An apartment dweller can’t flip through cookbooks or culinary magazines without feeling inadequate. Images of spacious counter tops, shelves that hold every spice imaginable and long dinning room tables all strike envy in the hearts’ of city cooks. It’s enough to make you want to call for takeout and never cook again.
But according to Amy Pennington, size doesn’t matter, at least when it comes to your kitchen. In her book “Urban Pantry: Tips & Recipes for a Thrifty, Sustainable & Seasonal Kitchen,” Pennington shares tips for starting a pantry garden, small batch canning and stocking small spaces with the essentials – all with saving money in mind.
We asked Pennington to give Earth911’s city cooks some of her own tips and favorite recipes.
1. Space-saving kitchen secrets
Earth911: What are some space-saving ideas you can give to chefs burdened with tiny kitchens? Are there containers or shelving techniques you use at home to save space?
Amy Pennington: The first thing to really think about is how much food you will actually use. A single person does not need a 5-pound bag of potatoes, whereas a family of four can use them. It is always best to buy in bulk when you can, for the best deal, but also so you’re able to control quantity. Only make risotto once in a blue moon? Then you only need 2 cups of pearled barley (or arborio rice), and there is no reason to crowd your small pantry with more. By purchasing smaller quantities, you cook through them faster and make space to try some new things.
2. Growing herbs in the windowsill
Earth911: What about apartment gardening? What are some great windowsill herbs to grow?
AP: You can grow herbs on your windowsill (presuming you have sun exposure for at least six hours a day), but I wouldn’t recommend it. If you cook a few times a week, a small pot of herbs on your windowsill won’t actually produce enough green fast enough to satisfy. If you’re able, it’s better to put a pot of herbs outside. If you really only have your windowsill, I’d recommend some other home-growing projects like sprouting seeds or having a little micro green garden for garnishes.
3. If there’s no room for recycling…
Earth911: What about recycling, do you have any space saving ideas for keeping your recycling and trash neat in a tiny space?
AP: I compost anything I can, adding it to the city’s yard waste containers that are collected once a week. All vegetable scraps, fruit peels, eggshells and coffee grinds go in to a gallon-sized glass mason jar. I take that out every two days or so, because it gets full fast and in that way, never smells or rots. I do the same for recycling. I simply reuse paper grocery bags and take it out often. If you get into the habit of taking your waste out often, you don’t need a big space to contain it! I create very little waste, so there is no need for me to have a big garbage can, either.

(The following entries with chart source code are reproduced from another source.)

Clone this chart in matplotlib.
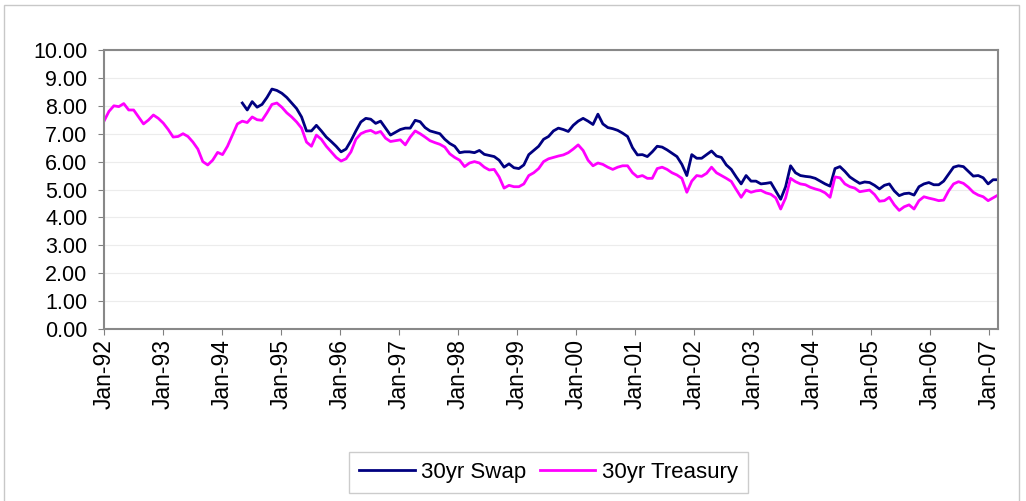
import numpy as np
import pandas as pd
import matplotlib
matplotlib.use("Agg")
import matplotlib.pyplot as plt
import matplotlib.dates as mdates
from matplotlib.patches import Rectangle

# monthly readings, Jan-92 .. Feb-07 (182 months)
treasury = [
    7.45, 7.80, 8.00, 7.97, 8.08, 7.85, 7.85, 7.60, 7.35, 7.49, 7.67, 7.55,
    7.38, 7.15, 6.88, 6.90, 7.00, 6.90, 6.70, 6.45, 6.00, 5.88, 6.05, 6.33,
    6.25, 6.55, 6.95, 7.35, 7.45, 7.40, 7.60, 7.50, 7.48, 7.75, 8.05, 8.10,
    7.95, 7.75, 7.60, 7.42, 7.20, 6.70, 6.55, 6.95, 6.80, 6.55, 6.35, 6.15,
    6.02, 6.10, 6.35, 6.80, 7.00, 7.08, 7.12, 7.02, 7.08, 6.84, 6.72, 6.75,
    6.78, 6.60, 6.88, 7.10, 7.00, 6.88, 6.75, 6.68, 6.62, 6.52, 6.28, 6.15,
    6.05, 5.82, 5.95, 6.00, 5.95, 5.80, 5.70, 5.72, 5.45, 5.05, 5.15, 5.10,
    5.10, 5.20, 5.50, 5.60, 5.75, 6.00, 6.10, 6.15, 6.20, 6.24, 6.32, 6.45,
    6.60, 6.40, 6.05, 5.85, 5.95, 5.90, 5.80, 5.72, 5.80, 5.85, 5.85, 5.60,
    5.45, 5.50, 5.40, 5.40, 5.75, 5.80, 5.72, 5.60, 5.52, 5.40, 4.90, 5.30,
    5.50, 5.47, 5.58, 5.80, 5.60, 5.50, 5.40, 5.29, 5.00, 4.72, 4.98, 4.90,
    4.95, 4.97, 4.88, 4.83, 4.70, 4.30, 4.70, 5.40, 5.28, 5.20, 5.17, 5.08,
    5.02, 4.97, 4.88, 4.72, 5.45, 5.42, 5.20, 5.10, 5.05, 4.92, 4.95, 4.98,
    4.82, 4.58, 4.60, 4.72, 4.45, 4.25, 4.38, 4.45, 4.30, 4.60, 4.74, 4.69,
    4.65, 4.60, 4.62, 4.95, 5.20, 5.28, 5.22, 5.08, 4.90, 4.80, 4.74, 4.60,
    4.70, 4.80,
]

# swap series starts May-94
swap_start = 28
swap = [
    8.10, 7.85, 8.15, 7.95, 8.05, 8.30, 8.60, 8.55,
    8.45, 8.30, 8.10, 7.90, 7.60, 7.10, 7.10, 7.30, 7.10, 6.88, 6.72, 6.55,
    6.35, 6.45, 6.75, 7.10, 7.42, 7.55, 7.52, 7.37, 7.45, 7.20, 6.95, 7.05,
    7.15, 7.20, 7.20, 7.48, 7.43, 7.22, 7.10, 7.05, 7.00, 6.80, 6.65, 6.55,
    6.32, 6.35, 6.35, 6.32, 6.40, 6.26, 6.22, 6.18, 6.05, 5.80, 5.92, 5.78,
    5.75, 5.88, 6.25, 6.40, 6.55, 6.80, 6.90, 7.10, 7.20, 7.15, 7.08, 7.30,
    7.45, 7.55, 7.45, 7.33, 7.70, 7.35, 7.22, 7.18, 7.12, 7.02, 6.90, 6.50,
    6.24, 6.25, 6.18, 6.35, 6.55, 6.52, 6.42, 6.30, 6.18, 5.90, 5.50, 6.25,
    6.12, 6.12, 6.25, 6.38, 6.20, 6.15, 5.88, 5.72, 5.45, 5.20, 5.50, 5.30,
    5.30, 5.20, 5.22, 5.25, 4.95, 4.65, 5.10, 5.85, 5.60, 5.50, 5.47, 5.45,
    5.40, 5.30, 5.20, 5.12, 5.75, 5.82, 5.65, 5.45, 5.33, 5.22, 5.27, 5.25,
    5.15, 5.02, 5.15, 5.20, 4.95, 4.78, 4.85, 4.87, 4.80, 5.10, 5.20, 5.25,
    5.17, 5.17, 5.30, 5.55, 5.80, 5.85, 5.82, 5.65, 5.48, 5.50, 5.42, 5.20,
    5.35, 5.35,
]

dates = pd.date_range("1992-01-01", "2007-02-27", periods=len(treasury))
tick_dates = pd.date_range("1992-01-01", "2007-01-01", freq="YS")
y_ticks = np.arange(0, 11, 1)

plt.rcParams['font.family'] = ['Liberation Sans', 'DejaVu Sans']

fig = plt.figure(figsize=(10.26, 5.01), dpi=100)
fig.patches.append(Rectangle((4 / 1026, -0.05), 1015 / 1026, 1 - 5 / 501 + 0.05,
                             transform=fig.transFigure, fill=False,
                             edgecolor='#c8c8c8', linewidth=1))

ax = fig.add_axes([104 / 1026, 1 - 329 / 501, 894 / 1026, 279 / 501])

ax.plot(dates[swap_start:], swap, color='#000080', linewidth=2.0, label='30yr Swap')
ax.plot(dates, treasury, color='#ff00ff', linewidth=2.0, label='30yr Treasury')

ax.set_ylim(0, 10)
ax.set_xlim(dates[0], dates[-1])
ax.set_yticks(y_ticks)
ax.yaxis.set_major_formatter(matplotlib.ticker.FormatStrFormatter('%.2f'))
ax.set_xticks(tick_dates)
ax.xaxis.set_major_formatter(mdates.DateFormatter('Jan-%y'))
ax.tick_params(axis='x', labelrotation=90, labelsize=16.5, length=4, color='#808080', pad=3)
ax.tick_params(axis='y', labelsize=15.5, length=4, color='#808080', pad=8)
ax.grid(axis='y', color='#ececec', linewidth=0.8)
ax.set_axisbelow(True)
for sp in ax.spines.values():
    sp.set_color('#888888')
    sp.set_linewidth(1.5)

leg = fig.legend(loc='center', bbox_to_anchor=(548.5 / 1026, 1 - 472.5 / 501), ncol=2,
                 fontsize=16, frameon=True, fancybox=False, handlelength=2.5,
                 columnspacing=0.6, handletextpad=0.3, borderpad=0.45)
leg.get_frame().set_edgecolor('#c0c0c0')
leg.get_frame().set_linewidth(1)

fig.savefig("out.png", dpi=100)
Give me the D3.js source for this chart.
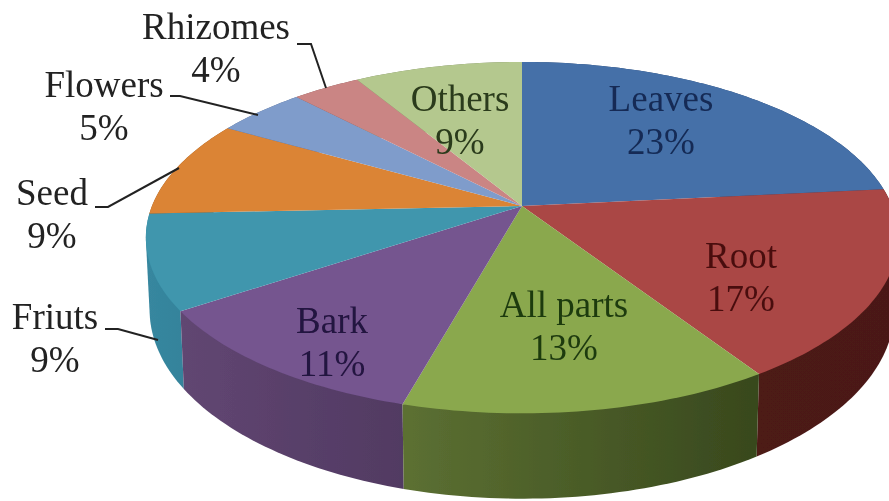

[Author note: I LOVE my Simple Human trash/recycling bin.]
4. The cookware you need
Earth911: What are some common mistakes new cooks in tiny kitchens make? Are there items that novice chefs tend to buy that they really don’t need and don’t have the space for?
AP: Too many gadgets! You don’t need a garlic press if you have a knife, and many other kitchen items that are meant to be convenient just end up taking up space. Be realistic about what equipment you’ll use often and only purchase those. (If you make rice four times a week, a rice maker is great!) You can get by really well on a rubber spatula, a wooden spoon and a good chef’s knife. You also really only need one saucepan and one fry pan. New cooks also have a tendency to buy ingredients only because they think they’ll need them, [but they] just have to be realistic about how often they will cook and shop accordingly.
5. Food that’s worth the money
Earth911: What are some more expensive items or ingredients that are worth the cost?
AP: Spices are worth the extra expense. A beautifully smoked paprika is an entirely different beast then the paprika you buy in a tin from the grocery. Local and organic meat, eggs and dairy are also worth the cost. I don’t eat meat often, as I can’t afford local organic meat, which is often more than half the cost of conventional, but the extra money you spend is totally worth it. This meat is typically grass fed and therefore leaner and has a more complex flavor which means a little goes a long way (and saves you money!).
6. Last-minute, low-resource recipes
Earth911: What’s your favorite dish to cook for guests? What about a comforting meal after a long day?
AP: My hands down favorite comfort meal is roast chicken and a gin martini. When in doubt, I will roast a chicken. For guests, I like to cook elaborate meals that come together simply so I’m not stuck in the kitchen all night. Braises are great for this – you just put them in the oven and leave them be. You can make them special by focusing on condiments and garnishes – some gremolata, some pickled vegetables, a compound butter – these are the things that make meals special.